---------- DATASET ----------

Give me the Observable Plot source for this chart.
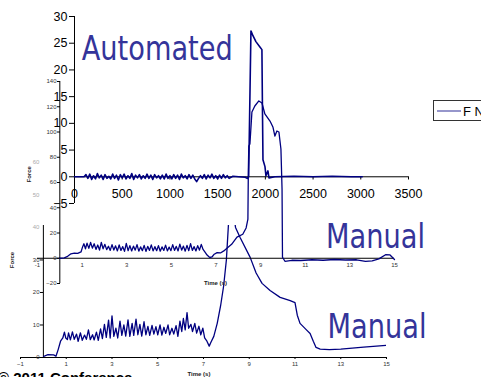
<!DOCTYPE html>
<html><head><meta charset="utf-8">
<script src="https://cdn.jsdelivr.net/npm/d3@7"></script>
<script src="https://cdn.jsdelivr.net/npm/@observablehq/plot@0.6"></script>
<style>
body{margin:0;background:#fff}
#wrap{position:relative;width:481px;height:377px;overflow:hidden;background:#fff;font-family:"Liberation Sans",Arial,sans-serif}
#wrap > svg{position:absolute;left:0;top:0;max-width:none}
</style></head>
<body><div id="wrap"></div>
<script>
// ---------- data ----------
// Automated trial (top chart): time index vs force
const autoTime = [0, 100,
 120,140,160,180,200,220,240,260,280,300,320,340,360,380,400,420,440,460,480,500,
 520,540,560,580,600,620,640,660,680,700,720,740,760,780,800,820,840,860,880,900,
 920,940,960,980,1000,1020,1040,1060,1080,1100,1120,1140,1160,1180,1200,1220,1240,1260,1280,1300,
 1320,1340,1360,1380,1400,1420,1440,1460,1480,1500,1520,1540,1560,1580,1600,1620,
 1660,1720,1790,1810,1825,1849,1870,1901,1943,1964,1970,1975,1996,2006,2027,2038,2100,2300,2500,2700,2900,3015];
const autoForce = [0, 0,
 0.4,-0.3,0.5,-0.5,0.2,-0.4,0.6,-0.2,0.3,-0.5,0.4,-0.3,0.1,-0.4,0.5,-0.3,0.3,-0.6,0.4,-0.2,
 0.5,-0.4,0.2,-0.3,0.6,-0.5,0.3,-0.2,0.4,-0.4,0.2,-0.3,0.5,-0.3,0.3,-0.5,0.4,-0.2,0.2,-0.4,
 0.3,-0.4,0.5,-0.3,0.2,-0.4,0.4,-0.3,0.3,-0.5,0.5,-0.2,0.2,-0.4,0.4,-0.3,0.3,-0.4,-0.9,-0.3,
 0.2,-0.3,0.4,-0.4,0.3,-0.2,0.5,-0.3,0.2,-0.4,0.3,-0.3,0.4,-0.2,0.2,-0.3,
 0.1,0,-0.1,-0.3,0,27.3,26.4,25.3,24.3,23.8,12,3.2,1.9,0.2,1.1,-0.2,0,0.1,0,0.1,0,0];
const topXTicks = [0,500,1000,1500,2000,2500,3000,3500];
const topYTicks = [-5,0,5,10,15,20,25,30];

// Manual trial (middle chart): time (s) vs force
const middleTime = [0,0.2,0.35,0.5,0.65,0.8,0.95,
 1.02,1.08,1.15,1.22,1.3,1.38,1.46,1.54,1.62,1.7,1.78,1.86,1.94,2.02,2.1,2.18,2.26,2.34,2.42,2.5,
 2.58,2.66,2.74,2.82,2.9,2.98,3.06,3.14,3.22,3.3,3.38,3.46,3.54,3.62,3.7,3.78,3.86,3.94,4.02,4.1,
 4.18,4.26,4.34,4.42,4.5,4.58,4.66,4.74,4.82,4.9,4.98,5.06,5.14,5.22,5.3,5.38,5.46,5.54,5.62,5.7,
 5.78,5.86,5.94,6.02,6.1,6.18,6.26,6.34,6.42,
 6.5,6.6,6.72,6.82,6.92,7.05,7.2,7.35,7.49,7.7,7.94,8.2,8.35,8.43,8.45,8.47,8.52,8.61,8.74,8.92,
 9.06,9.19,9.42,9.55,9.64,9.73,9.82,9.91,9.96,9.98,10.09,10.4,10.8,11.3,11.8,12.3,12.8,13.3,13.7,
 14.0,14.3,14.6,14.8,15.0];
const middleForce = [0,0.3,1.5,3.5,4.0,3.8,5.0,
 9,11.5,7.5,12,7.8,12.5,8,11.5,7,10.5,6.5,12.5,7.5,11,6.8,9.5,6.2,10.8,6.5,9.8,
 5.8,10.5,6.2,9.2,5.5,11.8,6.0,10.0,5.8,9.6,6.4,10.8,5.6,9.0,6.0,10.2,5.4,9.4,6.2,10.6,
 5.8,9.2,6.0,10.0,5.6,9.0,6.2,10.4,5.8,8.8,6.0,10.8,6.2,9.4,5.8,11.2,6.4,9.6,5.6,10.2,
 6.0,11.6,6.2,9.2,5.8,10.0,6.4,11.0,7.0,
 5.0,2.5,0.6,1.0,3.2,4.5,4.2,5.8,7.9,11,16.7,19,24,31,70,88.9,90.5,115.9,120.6,124.6,
 123,114.3,108.7,104,96.8,100.8,100,86.5,54.8,0.8,-2.4,-1.6,-1.8,-1.2,-1.6,-1.0,-1.4,-1.2,-2.5,
 -2.0,-0.5,2.8,2.6,-1.0];
const middleXTicks = [-1,1,3,5,7,9,11,13,15];
const middleYTicks = [-20,0,20,40,60,80,100,120,140];

// Manual trial (bottom chart): time (s) vs force
const bottomTime = [0,0.2,0.45,0.55,0.65,0.75,0.85,0.92,0.98,1.05,1.1,1.18,1.27,1.35,1.45,1.52,1.62,1.7,1.8,1.88,
 1.97,2.05,2.15,2.22,2.32,2.4,2.5,2.58,2.67,2.75,2.85,2.92,3.0,3.08,3.17,3.25,3.35,3.43,3.52,3.6,
 3.7,3.78,3.88,3.95,4.05,4.13,4.22,4.3,4.4,4.48,4.57,4.65,4.75,4.83,4.92,5.0,5.1,5.18,5.27,5.35,
 5.45,5.52,5.62,5.7,5.8,5.88,5.97,6.05,6.12,6.2,6.28,6.35,6.45,6.52,6.62,6.7,6.8,6.88,6.97,7.05,
 7.15,7.25,7.32,7.45,7.6,7.75,7.88,8.0,8.1,8.25,8.4,8.6,9.04,9.3,9.56,9.91,10.35,10.79,11.0,11.1,
 11.22,11.5,11.66,11.8,11.92,12.1,12.5,13.0,14.0,14.98];
const bottomForce = [0.3,0.9,0.8,0.4,2.5,5.0,6.0,7.8,6.0,5.5,7.6,5.4,7.9,5.6,7.2,5.0,7.6,5.3,6.9,5.6,
 8.5,5.5,7.0,5.4,7.8,5.3,8.8,5.8,10.2,6.2,11.5,6.0,12.8,6.5,9.0,6.0,11.2,6.8,10.0,6.6,
 11.6,6.5,10.5,6.8,11.8,7.0,10.2,6.6,11.0,7.0,9.6,6.8,9.9,7.2,9.5,7.0,10.0,6.9,9.3,7.4,
 10.0,7.0,9.0,7.2,9.8,6.5,11.2,8.0,12.0,8.5,13.8,9.0,10.2,8.0,10.5,7.5,9.6,7.0,9.0,6.0,
 5.0,3.5,4.6,6.5,10.5,16,22,30,42,48,40,36.9,30.8,26,22.8,20.6,18.5,17.5,16.9,13,
 10.5,8.5,7.4,5,3.1,2.6,2.4,2.6,3.2,3.7];
const bottomXTicks = [-1,1,3,5,7,9,11,13,15];
const bottomYTicks = [0,10,20,30];
const bottomFaintTicks = [40,50,60];

// annotations
const topLabel = [{x: 76, y: 23.9, text: "Automated"}];
const middleLabel = [{x: 11.93, y: 16.4, text: "Manual"}];
const bottomLabel = [{x: 12.42, y: 9.2, text: "Manual"}];
const legendLabel = "F N";
const footer = "© 2011 Conference";

// ---------- drawing ----------
const W = 481, H = 377;
const navy = "#000080";
const annoColor = "#34349a";
const baseStyle = {background: "transparent", fontFamily: "'Liberation Sans', Arial, sans-serif", overflow: "visible"};
const anno = {x: "x", y: "y", text: "text", textAnchor: "start", fontSize: 34, fill: annoColor,
  fontFamily: "'DejaVu Sans', Verdana, sans-serif"};
const zip = (a, b) => a.map((t, i) => ({t, f: b[i]})).filter(d => d.f !== undefined);
const wrap = document.getElementById("wrap");

const bottomPlot = Plot.plot({
  width: W, height: H,
  marginLeft: 43, marginRight: 95, marginTop: 225, marginBottom: 20,
  x: {domain: [-1, 15], range: [20, 386]},
  y: {domain: [0, 40.6]},
  style: baseStyle,
  marks: [
    Plot.ruleY([0], {x1: -1, x2: 15, stroke: "#000", strokeWidth: 1}),
    Plot.ruleX([0], {stroke: "#000", strokeWidth: 1}),
    Plot.axisX({ticks: bottomXTicks, tickSize: 2, tickPadding: 2, fontSize: 6, fill: "#333", label: null}),
    Plot.axisY({ticks: bottomYTicks, tickSize: 3, tickPadding: 1, fontSize: 6, fill: "#333", label: null}),
    Plot.text(bottomFaintTicks, {x: 0, y: d => d, dx: -4, textAnchor: "end", fontSize: 6, fill: "#aaa"}),
    Plot.line(zip(bottomTime, bottomForce), {x: "t", y: "f", stroke: navy, strokeWidth: 1.3, clip: true}),
    Plot.text(["Force"], {x: -1, y: 30, dx: -8, rotate: -90, fontSize: 6, fontWeight: "bold", fill: "#222"}),
    Plot.text(["Time (s)"], {frameAnchor: "bottom", dx: -16, dy: 18, fontSize: 6, fontWeight: "bold", fill: "#222"}),
    Plot.text(bottomLabel, anno)
  ]
});

const middlePlot = Plot.plot({
  width: W, height: H,
  marginLeft: 60, marginRight: 87, marginTop: 81, marginBottom: 94,
  x: {domain: [-1, 15], range: [37, 394], axis: null},
  y: {domain: [-20, 140]},
  style: baseStyle,
  marks: [
    Plot.ruleY([0], {x1: -1, x2: 15, stroke: "#000", strokeWidth: 1}),
    Plot.ruleX([0], {stroke: "#000", strokeWidth: 1}),
    Plot.axisY({ticks: middleYTicks, tickSize: 3, tickPadding: 1, fontSize: 6, fill: "#333", label: null}),
    Plot.text(middleXTicks, {x: d => d, y: 0, dy: 7, fontSize: 6, fill: "#333"}),
    Plot.line(zip(middleTime, middleForce), {x: "t", y: "f", stroke: navy, strokeWidth: 1.3}),
    Plot.text(["Force"], {frameAnchor: "left", dx: -31, rotate: -90, fontSize: 6, fontWeight: "bold", fill: "#222"}),
    Plot.text(["Time (s)"], {frameAnchor: "bottom", dx: -12, dy: 1, fontSize: 6, fontWeight: "bold", fill: "#222"}),
    Plot.text(middleLabel, anno)
  ]
});

const topPlot = Plot.plot({
  width: W, height: H,
  marginLeft: 74, marginRight: 73, marginTop: 16, marginBottom: 174,
  x: {domain: [0, 3500], axis: null},
  y: {domain: [-5, 30]},
  style: baseStyle,
  marks: [
    Plot.ruleX([0], {stroke: "#000", strokeWidth: 1}),
    Plot.ruleY([0], {stroke: "#000", strokeWidth: 1}),
    Plot.ruleX(topXTicks, {x: d => d, y1: 0, y2: -0.6, stroke: "#000"}),
    Plot.text(topXTicks, {x: d => d, y: 0, text: d => String(d), dy: 17, fontSize: 12.5, fill: "#000"}),
    Plot.axisY({ticks: topYTicks, tickSize: 5, tickPadding: 2, fontSize: 12.5, fill: "#000", label: null}),
    Plot.line(zip(autoTime, autoForce), {x: "t", y: "f", stroke: navy, strokeWidth: 1.6}),
    Plot.text(topLabel, anno)
  ]
});

wrap.append(bottomPlot, middlePlot, topPlot);

// legend and footer
const over = d3.create("svg").attr("width", W).attr("height", H)
  .style("font-family", "'Liberation Sans', Arial, sans-serif");
const lg = over.append("g");
lg.append("rect").attr("x", 433.5).attr("y", 100.5).attr("width", 70).attr("height", 20)
  .attr("fill", "none").attr("stroke", "#333");
lg.append("line").attr("x1", 437).attr("x2", 461).attr("y1", 111).attr("y2", 111)
  .attr("stroke", "#5050a8").attr("stroke-width", 1.2);
lg.append("text").attr("x", 463).attr("y", 115.5).attr("font-size", 13).text(legendLabel);
over.append("text").attr("x", -2).attr("y", 383).attr("font-size", 15).attr("font-weight", "bold")
  .text(footer);
wrap.append(over.node());

// fit annotation widths
d3.selectAll("#wrap text").filter(function() { return this.textContent === "Automated"; })
  .attr("textLength", 151).attr("lengthAdjust", "spacingAndGlyphs");
d3.selectAll("#wrap text").filter(function() { return this.textContent === "Manual"; })
  .attr("textLength", 99).attr("lengthAdjust", "spacingAndGlyphs");
</script>
</body></html>
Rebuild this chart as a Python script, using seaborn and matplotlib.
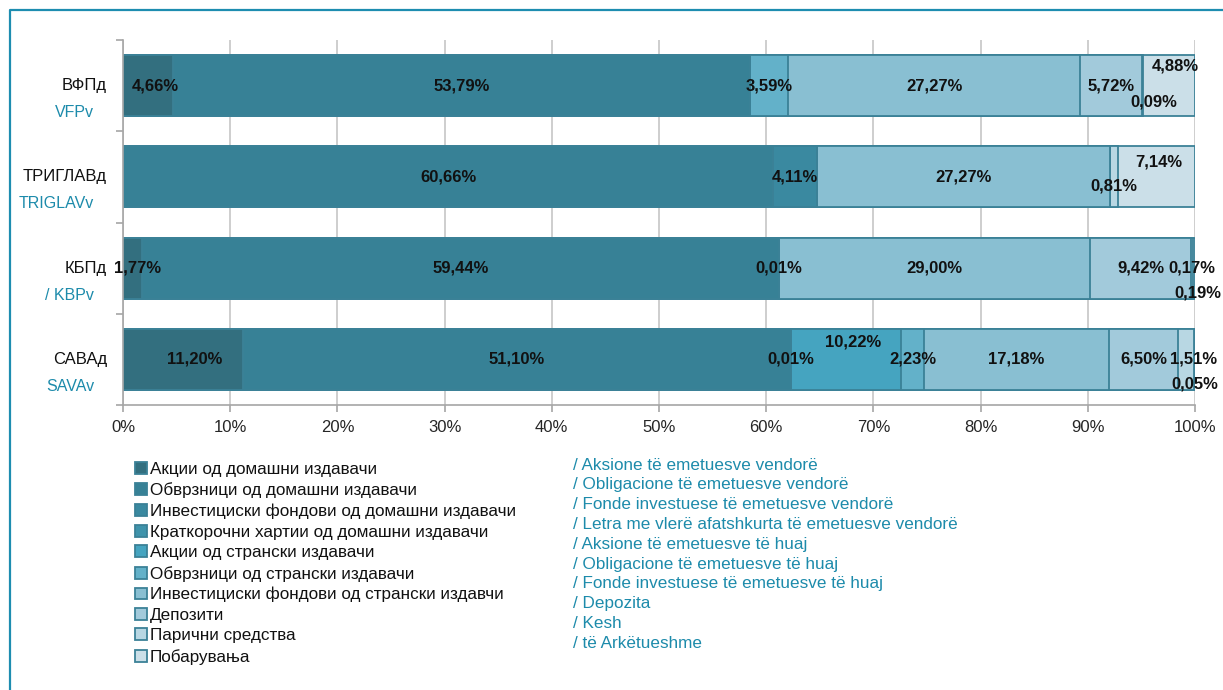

----------

JOB:
Pull out each line of the records holding the string "chart".

SOLUTION FOR THIS PROBLEM:
Give me the Observable Plot source for this chart.
// Automated trial (top chart): time index vs force
// Manual trial (middle chart): time (s) vs force
// Manual trial (bottom chart): time (s) vs force
Rebuild this chart as a Python script, using seaborn and matplotlib.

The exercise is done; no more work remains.